Ce changement de parcours de la Vis est
tout à fait typique des rivières dont le tracé sinueux dessine
de nombreuses boucles ou méandres. C'est le cas de la Vis à
partir de Vissec et surtout de la source de la Foux, résurgence
karstique qui assure son écoulement toute l'année, alors que son
lit supérieur peut être à sec. Le volume d'eau débité par la
source de La Foux n'est jamais inférieur à 1 métre cube par
seconde.
Dans les méandres de La
Vis, la vitesse de l'eau est inégale et la rivière creuse ses
rives concaves, alors qu'elle dépose ses alluvions sur ses rives
convexes où la vitesse est plus faible. Le méandre devient une
boucle de plus en plus serrée qui sera recoupée par la rivière à
sa base. Ce phénomène est fréquent : en amont du Cirque de
Navacelles, trois autres méandres abandonnés, dont celui de
Vissec, sont visibles en quelques kilomètres.
L'âge du recoupement du méandre du Cirque de
Navacelles est à peu près bien connu. Les tufs à végétaux sur
lesquels la Vis cascade à Navacelles remplissent aussi le
méandre. Ils existent en "terrasse" au-dessus du lit de la
rivière jusqu'au village de Madières. L'étude des empreintes de
feuilles qu'ils renferment et des datations au Carbone 14 sur
des échantillons pris à Madières placent ces tufs vers 6000 ans,
c'est à dire dans l'Holocène, après le Würm, dernière période
froide de l'ère quaternaire. Il y a donc seulement quelques
millénaires que la Vis a fini son travail de sape pour retrouver
un cours plus direct. Le remplissage de son lit par les tufs a
exhaussé la Vis, lui permettant de déborder la base du méandre.
Depuis, elle s'est enfoncée de quelques mètres au travers de
ceux-ci. Mais on peut s'interroger également sur le temps
nécessaire au creusement du canyon de la Vis. Le problème est
plus délicat et concerne en fait l'évolution de toutes la région
des Grands Causses. Sans entrer dans le détail de l'histoire
complexe de ces paysages, dont le début remonte au moins à
plusieurs millions d'années, il est nécessaire de réaliser tout
-l'abord que la région n'a acquis son altitude que vers la fin
de l'ère tertiaire et/ou au début de l'ère quaternaire.

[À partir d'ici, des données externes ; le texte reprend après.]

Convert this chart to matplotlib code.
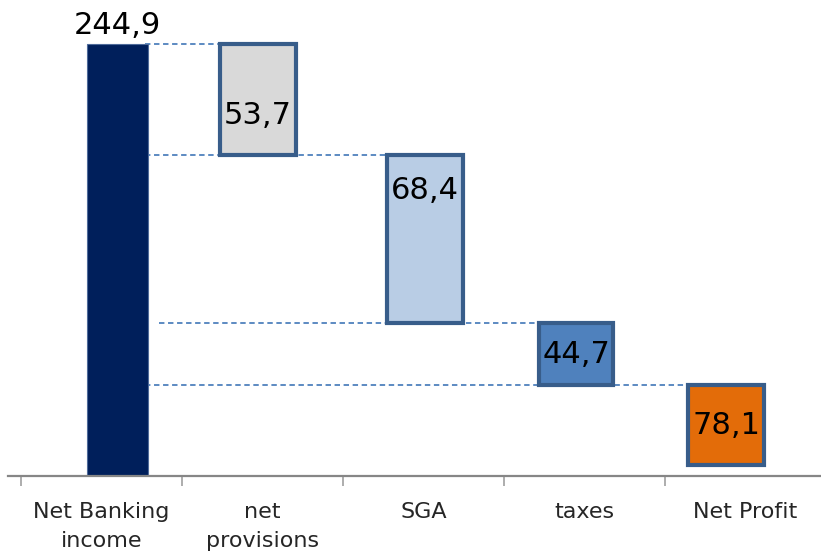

Auparavant, des rivières différentes des cours d'eau actuels,
parcouraient la surface des causses et ont laissé des alluvions,
formées de galets et de schistes, pris aux Cévennes et à
d'autres régions de roches, anciennes. Par altération, ces
alluvions sont devenus les "terres rouges", maintenant piégées
et cultivées dans les dépressions fermées (dolines) qui
parsèment le Causse, Leur contenu en minéraux (zircon,
tourmaline, rutile, grenat, etc. ... ) qui résistent à
l'altération nous indique leur origine : roches métamorphiques
ou granitique. Prés de Saint Maurice de Navacelles des galets de
schistes et de granites sont encore reconnaissables malgré
l'altération. Le soulèvement du sud du Massif central et de la
région des Causses a entraîné un changement dans la direction
des écoulements des rivières. En même temps, les plus
importantes, comme la Vis, la Dourbie, la Jonte, le Tarn et le
Lot, se sont enfoncées peu à peu. Leur vallée étroite ou canyon
peut donc avoir été creusée en l'espace de 2 à 3 millions
d'années.
En prenant ce dernier chiffre pour la Vis, ce
creusement se serait réalisé au rythme d' 1/10e de millimètres
par an, ce chiffre ne devant être considéré que comme une
moyenne, les conditions climatiques qui gouvernent l'érosion
ayant à plusieurs reprises changé au cours de l'ère quaternaire.
L'enfoncement très récent au travers des tufs a pu être beaucoup
plus rapide, ces roches vacuolaires étant plus faciles à éroder
que les calcaires de l'ère secondaire.